With an adoring crowd shouting "four more years," President Clinton on Thursday appealed for a big voter turnout next week, telling a Baldwin Hills gathering that "we have five, count 'em, five House seats the Democrats could win in California alone."

Clinton, perhaps the most popular politician in the eyes of Californians, is on a two-day blitz of the state to inspire Democratic voters at rallies and keep the cash flowing at small meetings of affluent contributors.

Vice President Al Gore has a comfortable lead in the state in the presidential race but Democratic leaders are hoping that the president's swing through California will provide a boost to candidates in close House races.

And Clinton was delivering a strong message for the party, urging voters to go to the polls Tuesday. "I know I'm sort of preaching to the saved but, look, this is a close election," he told an estimated 6,000 people outside the Baldwin Hills Crenshaw Plaza.

Many members of the shouting and cheering crowd were African Americans, the voting bloc with the strongest record of electoral support for Clinton among all constituencies of the Democratic Party.

"Thank you, thank you, for the support California, Los Angeles and Watts have given me and Al Gore," Clinton told the rally.

Gov.

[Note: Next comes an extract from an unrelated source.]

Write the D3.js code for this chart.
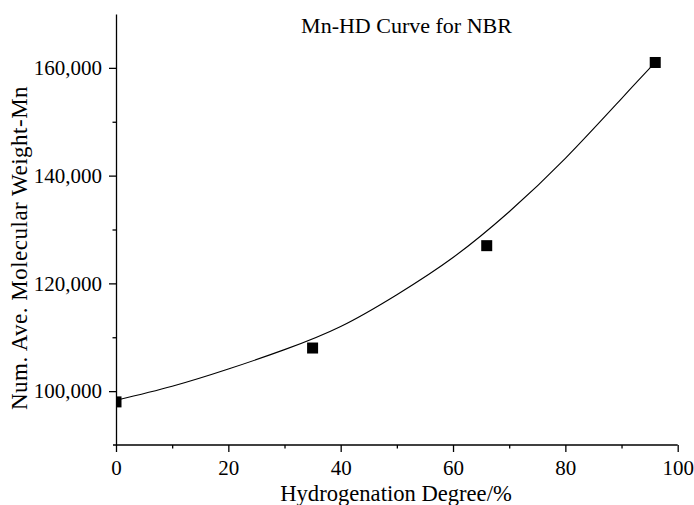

Gray Davis, who introduced the president, said that he had called the White House two weeks ago, telling Clinton: "We need you in California to rally the faithful and remind people what a difference the Clinton-Gore administration has made for California."

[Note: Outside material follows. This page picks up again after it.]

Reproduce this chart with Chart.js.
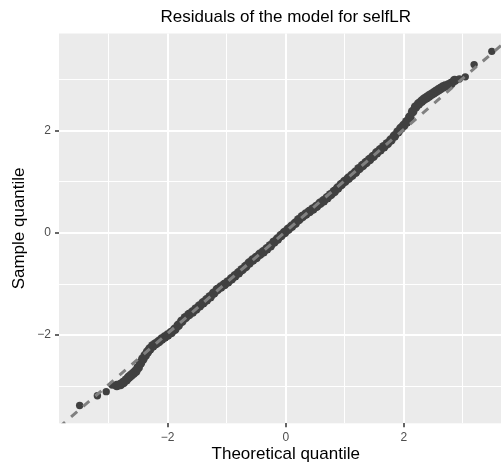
<!DOCTYPE html>
<html>
<head>
<meta charset="utf-8">
<script src="https://cdn.jsdelivr.net/npm/chart.js@4/dist/chart.umd.min.js"></script>
<style>
  body { margin: 0; background: #fff; }
  #wrap { width: 501px; height: 465px; overflow: hidden; }
</style>
</head>
<body>
<div id="wrap"><canvas id="qq" width="518" height="465"></canvas></div>
<script>
// quantili teorici (asse x) e residui ordinati (asse y)
const theoretical = [
  -3.49, -3.19, -3.04, -2.94, -2.86, -2.80, -2.75, -2.70, -2.66, -2.62,
  -2.58, -2.54, -2.50, -2.46, -2.42, -2.38, -2.34, -2.30, -2.25, -2.20,
  -2.15, -2.10, -2.05, -2.00, -1.94, -1.88, -1.82, -1.76, -1.70, -1.64,
  -1.58, -1.52, -1.46, -1.40, -1.34, -1.28, -1.22, -1.16, -1.10, -1.04,
  -0.98, -0.92, -0.86, -0.80, -0.74, -0.68, -0.62, -0.56, -0.50, -0.44,
  -0.38, -0.32, -0.26, -0.20, -0.14, -0.08, -0.02, 0.04, 0.10, 0.16,
  0.22, 0.28, 0.34, 0.40, 0.46, 0.52, 0.58, 0.64, 0.70, 0.76,
  0.82, 0.88, 0.94, 1.00, 1.06, 1.12, 1.18, 1.24, 1.30, 1.36,
  1.42, 1.48, 1.54, 1.60, 1.66, 1.72, 1.78, 1.84, 1.90, 1.95,
  2.00, 2.05, 2.10, 2.15, 2.20, 2.25, 2.30, 2.34, 2.38, 2.42,
  2.46, 2.50, 2.54, 2.58, 2.62, 2.66, 2.70, 2.75, 2.80, 2.86,
  2.94, 3.04, 3.19, 3.49
];
const sample = [
  -3.38, -3.19, -3.11, -2.98, -2.99, -2.97, -2.93, -2.88, -2.83, -2.79,
  -2.75, -2.71, -2.64, -2.55, -2.47, -2.40, -2.33, -2.27, -2.21, -2.17,
  -2.13, -2.08, -2.04, -2.00, -1.95, -1.89, -1.81, -1.73, -1.66, -1.60,
  -1.55, -1.49, -1.43, -1.37, -1.31, -1.25, -1.18, -1.11, -1.06, -1.01,
  -0.96, -0.90, -0.84, -0.78, -0.72, -0.66, -0.59, -0.53, -0.48, -0.42,
  -0.37, -0.31, -0.25, -0.18, -0.12, -0.05, 0.01, 0.07, 0.13, 0.19,
  0.26, 0.32, 0.37, 0.42, 0.47, 0.52, 0.58, 0.63, 0.69, 0.75,
  0.81, 0.88, 0.95, 1.01, 1.07, 1.13, 1.19, 1.26, 1.32, 1.38,
  1.44, 1.50, 1.57, 1.63, 1.69, 1.75, 1.82, 1.90, 1.98, 2.05,
  2.11, 2.18, 2.27, 2.38, 2.47, 2.53, 2.58, 2.62, 2.65, 2.68,
  2.71, 2.74, 2.77, 2.80, 2.83, 2.86, 2.88, 2.90, 2.93, 2.99,
  3.02, 3.06, 3.30, 3.56
];

// retta di riferimento (qqline)
const lineIntercept = 0.03;
const lineSlope = 1.0;

// limiti degli assi e tacche
const xLimits = [-3.84, 3.84];
const yLimits = [-3.73, 3.91];
const xTickValues = [-3, -2, -1, 0, 1, 2, 3];
const yTickValues = [-3, -2, -1, 0, 1, 2, 3];

const points = theoretical.map((t, i) => ({ x: t, y: sample[i] }));
const refLine = xLimits.map(x => ({ x: x, y: lineIntercept + lineSlope * x }));

const isMajor = v => v % 2 === 0;
const fmt = v => (v < 0 ? '\u2212' + Math.abs(v) : String(v));

// sfondo grigio del pannello, stile ggplot
const panelBg = {
  id: 'panelBg',
  beforeDraw(chart) {
    const { ctx, chartArea: a } = chart;
    ctx.save();
    ctx.fillStyle = '#ffffff';
    ctx.fillRect(0, 0, chart.width, chart.height);
    ctx.fillStyle = '#EBEBEB';
    ctx.fillRect(a.left, a.top, a.right - a.left, a.bottom - a.top);
    ctx.restore();
  }
};

function axisOptions(limits, tickValues, titleText, isX) {
  return {
    type: 'linear',
    min: limits[0],
    max: limits[1],
    afterBuildTicks: scale => { scale.ticks = tickValues.map(v => ({ value: v })); },
    afterFit: scale => {
      if (isX) scale.height = 41.7;
      else scale.width = 59;
    },
    border: { display: false },
    grid: {
      color: '#ffffff',
      lineWidth: c => (isMajor(c.tick.value) ? 2 : 1),
      drawTicks: true,
      tickLength: 4,
      tickWidth: 1.5,
      tickColor: c => (isMajor(c.tick.value) ? '#333333' : 'rgba(0,0,0,0)')
    },
    ticks: {
      autoSkip: false,
      maxRotation: 0,
      padding: isX ? 3 : 4,
      color: '#4D4D4D',
      font: { family: 'Liberation Sans', size: 12 },
      callback: v => (isMajor(v) ? fmt(v) : '')
    },
    title: {
      display: true,
      text: titleText,
      color: '#000000',
      font: { family: 'Liberation Sans', size: 17, lineHeight: 1.2 },
      padding: isX ? { top: 0, bottom: 0 } : { top: 9.5, bottom: 0 }
    }
  };
}

new Chart(document.getElementById('qq'), {
  type: 'scatter',
  data: {
    datasets: [
      {
        type: 'line',
        label: 'qqline',
        data: refLine,
        borderColor: '#808080',
        borderWidth: 3,
        borderDash: [8, 8],
        pointRadius: 0,
        fill: false,
        order: 0
      },
      {
        label: 'residui',
        data: points,
        backgroundColor: '#404040',
        borderWidth: 0,
        // nel centro i punti (~2000) si sovrappongono: banda più spessa
        pointRadius: c => (Math.abs(c.raw.x) > 2.9 ? 3.7 : 4.8),
        order: 1
      }
    ]
  },
  options: {
    responsive: false,
    animation: false,
    events: [],
    devicePixelRatio: 1,
    layout: { padding: { left: 0, right: 5.5, top: 0, bottom: 0 } },
    scales: {
      x: axisOptions(xLimits, xTickValues, 'Theoretical quantile', true),
      y: axisOptions(yLimits, yTickValues, 'Sample quantile', false)
    },
    plugins: {
      legend: { display: false },
      tooltip: { enabled: false },
      title: {
        display: true,
        text: 'Residuals of the model for selfLR',
        fullSize: false,
        color: '#000000',
        font: { family: 'Liberation Sans', size: 17, weight: 'normal', lineHeight: 1.2 },
        padding: { top: 7.2, bottom: 5.9 }
      }
    }
  },
  plugins: [panelBg]
});
</script>
</body>
</html>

The cheers for Clinton were matched by ovations for Kenneth "Babyface" Edmonds, a popular songwriter, singer and record producer and an enthusiastic backer of the president who has appeared for him at several campaign events.

"We're at a crossroads--all these things are good and it's not time to slack back," Edmonds told the crowd.

Recalling his 1992 election "when society was divided and there were riots in Los Angeles," the president said: "You gave us a chance and we changed America."

Clinton said that he has tried to help all segments of society make substantial gains.

"I have tried to make the people in Watts feel they have as much stake in the White House as my friends in Beverly Hills," he told the rally.

Thursday's visit was his 56th trip to California since he took office in 1993 and his eighth sojourn this year.

The crowd's enthusiasm was stoked Thursday before the president's arrival by upbeat music from local high school bands and speeches from local officials and community leaders.

For younger voters who might not otherwise pay much attention to politics, singer Babyface was a big draw.

Democratic officials hope that the president's enduring popularity among the core of party loyalists--including African Americans, labor union members and Jews--will generate a high turnout on election day that will help the party's House and Senate candidates as well as Gore.

However, the Gore campaign has turned down White House offers to help in the Midwest battleground states, fearful that uncommitted, or swing, voters might be turned off by a Clinton campaign appearance, a reminder of scandal and impeachment.

In addition to the Baldwin Hills rally, Clinton spoke at several money-raising events and receptions for congressional candidates Gerrie Schipske, Jane Harman and Rep. Cal Dooley. Today he will appear at rallies in Oakland, San Francisco and San Jose.

Earlier Thursday, Clinton spoke on a national radio broadcast as part of an effort to appeal to African American and Latino voters. On the Tom Joyner radio show, he urged listeners to vote for Gore, saying that was the "next best thing" to voting for Clinton himself. "I feel very strongly that we're going to win it if our folks vote," he said.

In recent days, the president has sought out the heart of the Democratic constituency.

On Tuesday he visited Harlem, speaking to an audience that included many members of the New York Ministerial Alliance. The Rev. Herbert Daughtry called Clinton "the greatest president we have known in our lifetime."

Carl McCall, the New York state treasurer, introduced the president and underscored the fact that he was among devoted Democratic friends. "Brothers and sisters, I want you to know we are the base," McCall said.